Sound like a job for the Webb Space Telescope
Though exoplanet discoveries have been pouring in for the last few years, there’s an extra level of thrill when scientists find one today.
That’s because we now have the James Webb Space Telescope, another unbelievable machine that sits a million miles from Earth and decodes secrets of the universe — cosmic data hidden under the guise of infrared light.
“And, in a stroke of good fortune,” the press release states of TOI-1452 b, “it is located in a region of the sky that the telescope can observe year round.”
“Our observations with the Webb Telescope will be essential to better understanding TOI-1452 b,” René Doyon, director of the University of Montréal’s iREx, author of the recent study and member of the team behind one of the JWST’s major pieces of equipment, said in the release. “As soon as we can, we will book time on Webb to observe this strange and wonderful world.”

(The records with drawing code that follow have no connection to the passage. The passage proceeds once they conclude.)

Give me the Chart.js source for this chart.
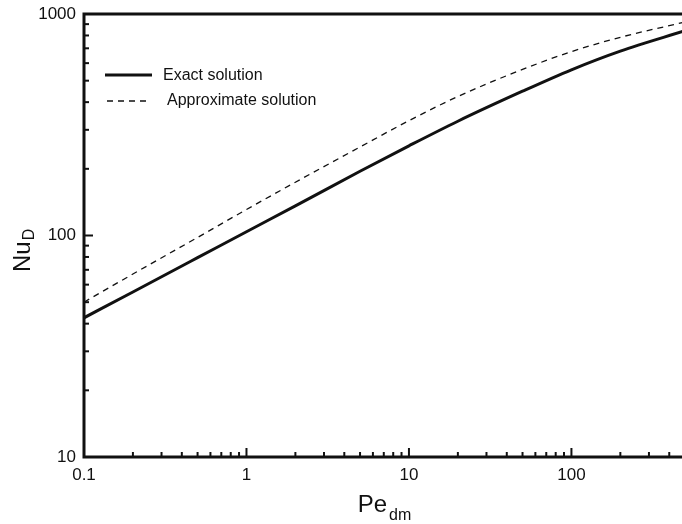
<!DOCTYPE html>
<html lang="en">
<head>
  <meta charset="UTF-8">
  <title>Nu vs Pe</title>
  <script src="https://cdn.jsdelivr.net/npm/chart.js"></script>
  <style>
    html, body { margin: 0; padding: 0; background: #fff; overflow: hidden; }
    #wrap { position: relative; width: 688px; height: 524px; }
  </style>
</head>
<body>
  <div id="wrap"><canvas id="grafico"></canvas></div>
  <script>
    // Datos
    const peValues = [0.1, 0.2, 0.5, 1, 2, 5, 10, 20, 50, 100, 200, 500];
    const exactNu = [42.5, 55.6, 79.4, 104, 136, 195, 254, 328, 448, 560, 680, 840];
    const approxNu = [50, 67, 98, 131, 174, 251, 330, 424, 562, 676, 785, 920];
    const xTicks = [];
    [0.1, 1, 10, 100].forEach(d => { for (let k = 1; k <= 9; k++) { const v = +(k * d).toPrecision(3); if (v <= 500) xTicks.push(v); } });
    const yTicks = [];
    [10, 100].forEach(d => { for (let k = 1; k <= 9; k++) yTicks.push(k * d); });
    yTicks.push(1000);
    const xLabels = [0.1, 1, 10, 100];
    const yLabels = [10, 100, 1000];

    const FONT = 'Liberation Sans, Arial, sans-serif';

    // Marco, marcas interiores, titulos de ejes y leyenda
    const decor = {
      id: 'decor',
      afterDraw(chart) {
        const ctx = chart.ctx, a = chart.chartArea;
        const xs = chart.scales.x, ys = chart.scales.y;
        ctx.save();
        ctx.strokeStyle = '#111';
        ctx.lineWidth = 2;
        xTicks.forEach(v => {
          const px = xs.getPixelForValue(v);
          const len = xLabels.includes(v) ? 9 : 5;
          ctx.beginPath(); ctx.moveTo(px, a.bottom); ctx.lineTo(px, a.bottom - len); ctx.stroke();
        });
        yTicks.forEach(v => {
          const py = ys.getPixelForValue(v);
          const len = yLabels.includes(v) ? 9 : 5;
          ctx.beginPath(); ctx.moveTo(a.left, py); ctx.lineTo(a.left + len, py); ctx.stroke();
        });
        ctx.lineWidth = 3;
        ctx.strokeRect(a.left, a.top, a.right - a.left, a.bottom - a.top);

        // leyenda
        ctx.fillStyle = '#111';
        ctx.font = '16px ' + FONT;
        ctx.textBaseline = 'middle';
        ctx.lineWidth = 3;
        ctx.beginPath(); ctx.moveTo(105, 75); ctx.lineTo(152, 75); ctx.stroke();
        ctx.fillText('Exact solution', 163, 76);
        ctx.lineWidth = 1.3;
        ctx.setLineDash([6, 5]);
        ctx.beginPath(); ctx.moveTo(107, 101); ctx.lineTo(150, 101); ctx.stroke();
        ctx.setLineDash([]);
        ctx.fillText('Approximate solution', 167, 101);

        // titulo eje x: Pe_dm
        ctx.textBaseline = 'alphabetic';
        ctx.font = '24px ' + FONT;
        const wPe = ctx.measureText('Pe').width;
        ctx.font = '16px ' + FONT;
        const wDm = ctx.measureText('dm').width;
        const cx = (a.left + a.right) / 2;
        let x0 = cx - (wPe + 2 + wDm) / 2;
        ctx.font = '24px ' + FONT;
        ctx.fillText('Pe', x0, 512);
        ctx.font = '16px ' + FONT;
        ctx.fillText('dm', x0 + wPe + 2, 520);

        // titulo eje y: Nu_D
        ctx.translate(30, 272);
        ctx.rotate(-Math.PI / 2);
        ctx.font = '24px ' + FONT;
        const wNu = ctx.measureText('Nu').width;
        ctx.fillText('Nu', 0, 0);
        ctx.font = '16px ' + FONT;
        ctx.fillText('D', wNu + 1, 4);
        ctx.restore();
      }
    };

    const grafico = new Chart(document.getElementById('grafico'), {
      type: 'line',
      data: {
        datasets: [
          {
            label: 'Exact solution',
            data: peValues.map((p, i) => ({ x: p, y: exactNu[i] })),
            borderColor: '#111',
            borderWidth: 3,
            pointRadius: 0,
            cubicInterpolationMode: 'monotone'
          },
          {
            label: 'Approximate solution',
            data: peValues.map((p, i) => ({ x: p, y: approxNu[i] })),
            borderColor: '#111',
            borderWidth: 1.3,
            borderDash: [6, 5],
            pointRadius: 0,
            cubicInterpolationMode: 'monotone'
          }
        ]
      },
      options: {
        responsive: true,
        maintainAspectRatio: false,
        animation: false,
        layout: { padding: { top: 14, right: 3, left: 0, bottom: 0 } },
        plugins: { legend: { display: false }, tooltip: { enabled: false } },
        scales: {
          x: {
            type: 'logarithmic',
            min: 0.1,
            max: 500,
            afterBuildTicks: s => { s.ticks = xLabels.map(v => ({ value: v })); },
            afterFit: s => { s.height = 67; s.paddingLeft = 0; s.paddingRight = 0; },
            grid: { display: false, drawTicks: false },
            border: { display: false },
            ticks: {
              color: '#111',
              font: { size: 17, family: FONT },
              padding: 8,
              maxRotation: 0,
              autoSkip: false,
              callback: v => String(v)
            }
          },
          y: {
            type: 'logarithmic',
            min: 10,
            max: 1000,
            afterBuildTicks: s => { s.ticks = yLabels.map(v => ({ value: v })); },
            afterFit: s => { s.width = 84; s.paddingTop = 0; s.paddingBottom = 0; },
            grid: { display: false, drawTicks: false },
            border: { display: false },
            ticks: {
              color: '#111',
              font: { size: 17, family: FONT },
              padding: 8,
              autoSkip: false,
              callback: v => String(v)
            }
          }
        }
      },
      plugins: [decor]
    });
  </script>
</body>
</html>
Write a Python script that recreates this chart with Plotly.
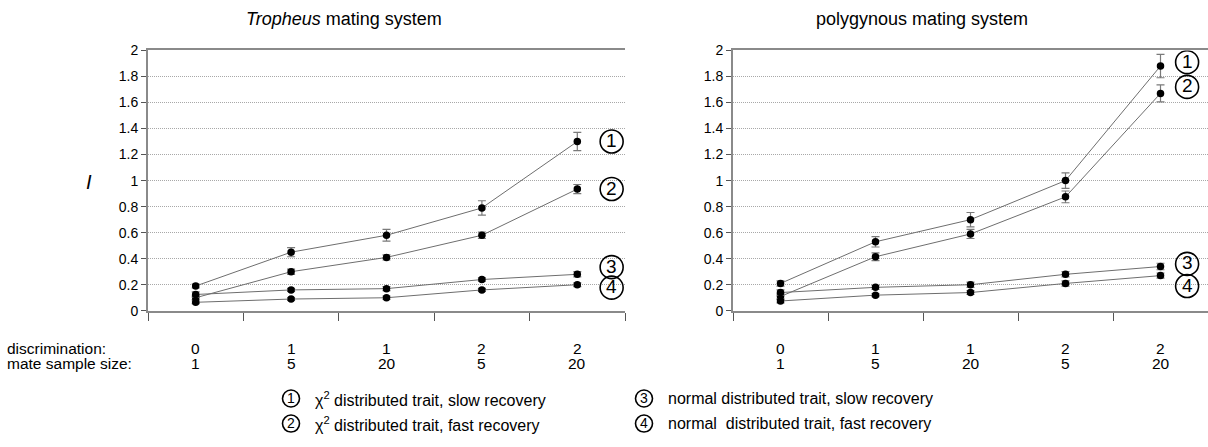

With JWST, Doyon and fellow researchers hope to study this exoplanet’s atmosphere in better detail and test whether it really is an awesome world of liquid water. Per the team, it is one of the few known temperate planets that exhibit characteristics consistent with an ocean planet. This is why it’s so tantalizing to muse about.
Furthermore, the reason TOI-1452 b is expected to have such a chill climate is that the star it orbits in the binary star system is much smaller than our sun, and doesn’t stray too far from the planet of interest. This ball of gas sits a distance from its star-partner equal to about two and a half times the distance between the sun and Pluto, the study authors say.
And fascinatingly, this whole situation was complex enough that TESS needed some backup to write the story of TOI-1452 b. Researchers needed to call on a few other high-tech instruments – which would also blow the minds of our hypothetical ancient audience – such as the Observatoire du Mont-Megantic’s PESTO camera. That device specializes in the red part of the electromagnetic spectrum.
“The OMM played a crucial role in confirming the nature of this signal and estimating the planet’s radius,” Cadieux said. “This was no routine check. We had to make sure the signal detected by TESS was really caused by an exoplanet circling TOI-1452, the largest of the two stars in that binary system.”
JWST, may this (water) world be your oyster.